WRITTEN INSTRUCTION:
Without the pictures, can you quote each line below exactly?

DATA BLOCK:
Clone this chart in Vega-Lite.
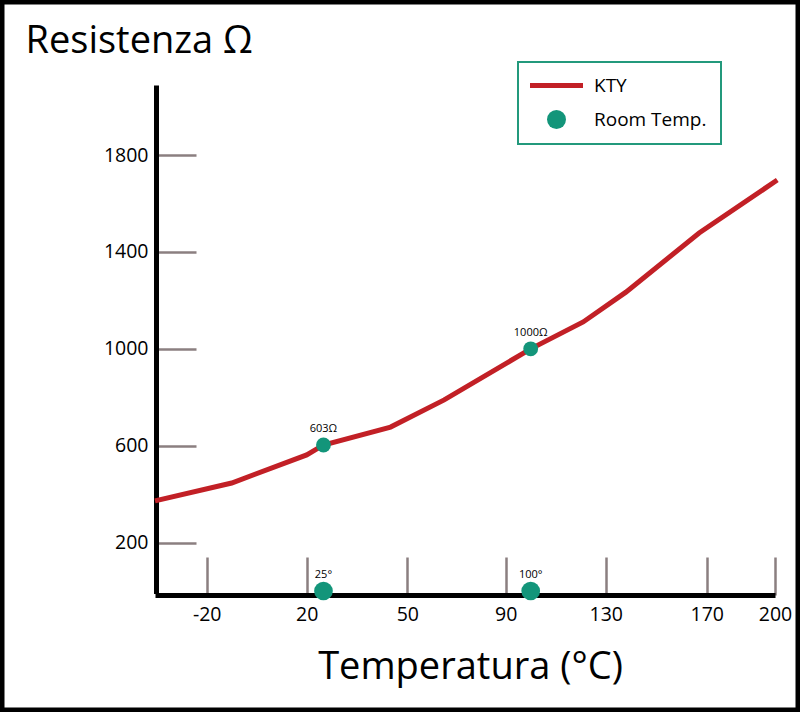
{
  "$schema": "https://vega.github.io/schema/vega-lite/v6.json",
  "width": 800,
  "height": 712,
  "autosize": {"type": "none"},
  "padding": 0,
  "background": "white",
  "config": {
    "view": {"stroke": "black", "strokeWidth": 9},
    "font": "Open Sans",
    "legend": {
      "orient": "none",
      "legendX": 518,
      "legendY": 62,
      "strokeColor": "#23997c",
      "strokeWidth": 2,
      "padding": 14,
      "labelFont": "Open Sans",
      "labelFontSize": 19,
      "labelColor": "black",
      "symbolSize": 330,
      "symbolOffset": 15,
      "labelOffset": 28,
      "rowPadding": 14
    }
  },
  "datasets": {
    "curve": [
      {"t": -40, "r": 372, "series": "KTY"},
      {"t": -10, "r": 446, "series": "KTY"},
      {"t": 20, "r": 562, "series": "KTY"},
      {"t": 25, "r": 603, "series": "KTY"},
      {"t": 45, "r": 677, "series": "KTY"},
      {"t": 65, "r": 789, "series": "KTY"},
      {"t": 100, "r": 1000, "series": "KTY"},
      {"t": 121, "r": 1111, "series": "KTY"},
      {"t": 138, "r": 1234, "series": "KTY"},
      {"t": 167, "r": 1478, "series": "KTY"},
      {"t": 201, "r": 1697, "series": "KTY"}
    ],
    "rt": [
      {"t": 25, "r": 603, "label": "603Ω", "series": "Room Temp."},
      {"t": 100, "r": 1000, "label": "1000Ω", "series": "Room Temp."},
      {"t": 25, "r": 0, "label": "25°", "series": "Room Temp."},
      {"t": 100, "r": 0, "label": "100°", "series": "Room Temp."}
    ]
  },
  "encoding": {
    "x": {
      "field": "t",
      "type": "quantitative",
      "scale": {
        "domain": [-40, -20, 20, 50, 90, 130, 170, 200],
        "range": [155, 206.7, 306.7, 407.3, 505.7, 605.7, 706.7, 775],
        "nice": false,
        "zero": false
      },
      "axis": {
        "values": [-20, 20, 50, 90, 130, 170, 200],
        "labelExpr": "'' + datum.value",
        "offset": -117,
        "grid": false,
        "domainColor": "black",
        "domainWidth": 5,
        "tickColor": "#8b7f80",
        "tickWidth": 2.5,
        "tickSize": -38,
        "labelPadding": 48.5,
        "labelFont": "Open Sans",
        "labelFontSize": 19.5,
        "labelColor": "black",
        "labelFlush": false,
        "labelOverlap": false,
        "title": "Temperatura (°C)",
        "titleFont": "Open Sans",
        "titleFontSize": 38,
        "titleFontWeight": "normal",
        "titleColor": "black",
        "titleX": 470,
        "titleY": 83,
        "titleAlign": "center",
        "titleBaseline": "alphabetic"
      }
    },
    "y": {
      "field": "r",
      "type": "quantitative",
      "scale": {"domain": [0, 2079], "range": [591, 87.5], "nice": false, "zero": false},
      "axis": {
        "values": [200, 600, 1000, 1400, 1800],
        "labelExpr": "'' + datum.value",
        "offset": -156,
        "grid": false,
        "domainColor": "black",
        "domainWidth": 5,
        "domainCap": "square",
        "tickColor": "#8b7f80",
        "tickWidth": 2.5,
        "tickSize": -40,
        "labelPadding": 48,
        "labelFont": "Open Sans",
        "labelFontSize": 19.5,
        "labelColor": "black",
        "labelFlush": false,
        "labelOverlap": false,
        "title": "Resistenza Ω",
        "titleFont": "Open Sans",
        "titleFontSize": 38,
        "titleFontWeight": "normal",
        "titleColor": "black",
        "titleAngle": 0,
        "titleX": -131,
        "titleY": 52,
        "titleAlign": "left",
        "titleBaseline": "alphabetic"
      }
    }
  },
  "layer": [
    {
      "data": {"name": "curve"},
      "mark": {"type": "line", "strokeWidth": 5},
      "encoding": {
        "color": {
          "field": "series",
          "type": "nominal",
          "scale": {"domain": ["KTY", "Room Temp."], "range": ["#c22026", "#13957a"]},
          "legend": {
            "title": null,
            "encode": {
              "symbols": {
                "update": {
                  "shape": {"signal": "datum.value === 'KTY' ? 'M-1,0H1' : 'circle'"},
                  "fill": {"signal": "datum.value === 'KTY' ? 'transparent' : '#13957a'"},
                  "stroke": {"signal": "datum.value === 'KTY' ? '#c22026' : '#13957a'"},
                  "strokeWidth": {"signal": "datum.value === 'KTY' ? 5 : 0"},
                  "size": {"signal": "datum.value === 'KTY' ? 2809 : 360"},
                  "opacity": {"value": 1}
                }
              }
            }
          }
        }
      }
    },
    {
      "data": {"name": "rt"},
      "transform": [{"filter": "datum.r > 0"}],
      "mark": {"type": "point", "filled": true, "size": 220, "opacity": 1},
      "encoding": {
        "color": {"field": "series", "type": "nominal"}
      }
    },
    {
      "data": {"name": "rt"},
      "transform": [{"filter": "datum.r == 0"}],
      "mark": {"type": "point", "filled": true, "size": 350, "opacity": 1},
      "encoding": {
        "color": {"field": "series", "type": "nominal"}
      }
    },
    {
      "data": {"name": "rt"},
      "mark": {"type": "text", "dy": -13, "baseline": "alphabetic", "fontSize": 11, "font": "Open Sans", "color": "black"},
      "encoding": {
        "text": {"field": "label"}
      }
    }
  ]
}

SOLUTION FOR THIS EXERCISE:
Clone this chart in Vega-Lite.
{
  "$schema": "https://vega.github.io/schema/vega-lite/v6.json",
  "width": 800,
  "height": 712,
  "autosize": {"type": "none"},
  "padding": 0,
  "background": "white",
  "config": {
    "view": {"stroke": "black", "strokeWidth": 9},
    "font": "Open Sans",
    "legend": {
      "orient": "none",
      "legendX": 518,
      "legendY": 62,
      "strokeColor": "#23997c",
      "strokeWidth": 2,
      "padding": 14,
      "labelFont": "Open Sans",
      "labelFontSize": 19,
      "labelColor": "black",
      "symbolSize": 330,
      "symbolOffset": 15,
      "labelOffset": 28,
      "rowPadding": 14
    }
  },
  "datasets": {
    "curve": [
      {"t": -40, "r": 372, "series": "KTY"},
      {"t": -10, "r": 446, "series": "KTY"},
      {"t": 20, "r": 562, "series": "KTY"},
      {"t": 25, "r": 603, "series": "KTY"},
      {"t": 45, "r": 677, "series": "KTY"},
      {"t": 65, "r": 789, "series": "KTY"},
      {"t": 100, "r": 1000, "series": "KTY"},
      {"t": 121, "r": 1111, "series": "KTY"},
      {"t": 138, "r": 1234, "series": "KTY"},
      {"t": 167, "r": 1478, "series": "KTY"},
      {"t": 201, "r": 1697, "series": "KTY"}
    ],
    "rt": [
      {"t": 25, "r": 603, "label": "603Ω", "series": "Room Temp."},
      {"t": 100, "r": 1000, "label": "1000Ω", "series": "Room Temp."},
      {"t": 25, "r": 0, "label": "25°", "series": "Room Temp."},
      {"t": 100, "r": 0, "label": "100°", "series": "Room Temp."}
    ]
  },
  "encoding": {
    "x": {
      "field": "t",
      "type": "quantitative",
      "scale": {
        "domain": [-40, -20, 20, 50, 90, 130, 170, 200],
        "range": [155, 206.7, 306.7, 407.3, 505.7, 605.7, 706.7, 775],
        "nice": false,
        "zero": false
      },
      "axis": {
        "values": [-20, 20, 50, 90, 130, 170, 200],
        "labelExpr": "'' + datum.value",
        "offset": -117,
        "grid": false,
        "domainColor": "black",
        "domainWidth": 5,
        "tickColor": "#8b7f80",
        "tickWidth": 2.5,
        "tickSize": -38,
        "labelPadding": 48.5,
        "labelFont": "Open Sans",
        "labelFontSize": 19.5,
        "labelColor": "black",
        "labelFlush": false,
        "labelOverlap": false,
        "title": "Temperatura (°C)",
        "titleFont": "Open Sans",
        "titleFontSize": 38,
        "titleFontWeight": "normal",
        "titleColor": "black",
        "titleX": 470,
        "titleY": 83,
        "titleAlign": "center",
        "titleBaseline": "alphabetic"
      }
    },
    "y": {
      "field": "r",
      "type": "quantitative",
      "scale": {"domain": [0, 2079], "range": [591, 87.5], "nice": false, "zero": false},
      "axis": {
        "values": [200, 600, 1000, 1400, 1800],
        "labelExpr": "'' + datum.value",
        "offset": -156,
        "grid": false,
        "domainColor": "black",
        "domainWidth": 5,
        "domainCap": "square",
        "tickColor": "#8b7f80",
        "tickWidth": 2.5,
        "tickSize": -40,
        "labelPadding": 48,
        "labelFont": "Open Sans",
        "labelFontSize": 19.5,
        "labelColor": "black",
        "labelFlush": false,
        "labelOverlap": false,
        "title": "Resistenza Ω",
        "titleFont": "Open Sans",
        "titleFontSize": 38,
        "titleFontWeight": "normal",
        "titleColor": "black",
        "titleAngle": 0,
        "titleX": -131,
        "titleY": 52,
        "titleAlign": "left",
        "titleBaseline": "alphabetic"
      }
    }
  },
  "layer": [
    {
      "data": {"name": "curve"},
      "mark": {"type": "line", "strokeWidth": 5},
      "encoding": {
        "color": {
          "field": "series",
          "type": "nominal",
          "scale": {"domain": ["KTY", "Room Temp."], "range": ["#c22026", "#13957a"]},
          "legend": {
            "title": null,
            "encode": {
              "symbols": {
                "update": {
                  "shape": {"signal": "datum.value === 'KTY' ? 'M-1,0H1' : 'circle'"},
                  "fill": {"signal": "datum.value === 'KTY' ? 'transparent' : '#13957a'"},
                  "stroke": {"signal": "datum.value === 'KTY' ? '#c22026' : '#13957a'"},
                  "strokeWidth": {"signal": "datum.value === 'KTY' ? 5 : 0"},
                  "size": {"signal": "datum.value === 'KTY' ? 2809 : 360"},
                  "opacity": {"value": 1}
                }
              }
            }
          }
        }
      }
    },
    {
      "data": {"name": "rt"},
      "transform": [{"filter": "datum.r > 0"}],
      "mark": {"type": "point", "filled": true, "size": 220, "opacity": 1},
      "encoding": {
        "color": {"field": "series", "type": "nominal"}
      }
    },
    {
      "data": {"name": "rt"},
      "transform": [{"filter": "datum.r == 0"}],
      "mark": {"type": "point", "filled": true, "size": 350, "opacity": 1},
      "encoding": {
        "color": {"field": "series", "type": "nominal"}
      }
    },
    {
      "data": {"name": "rt"},
      "mark": {"type": "text", "dy": -13, "baseline": "alphabetic", "fontSize": 11, "font": "Open Sans", "color": "black"},
      "encoding": {
        "text": {"field": "label"}
      }
    }
  ]
}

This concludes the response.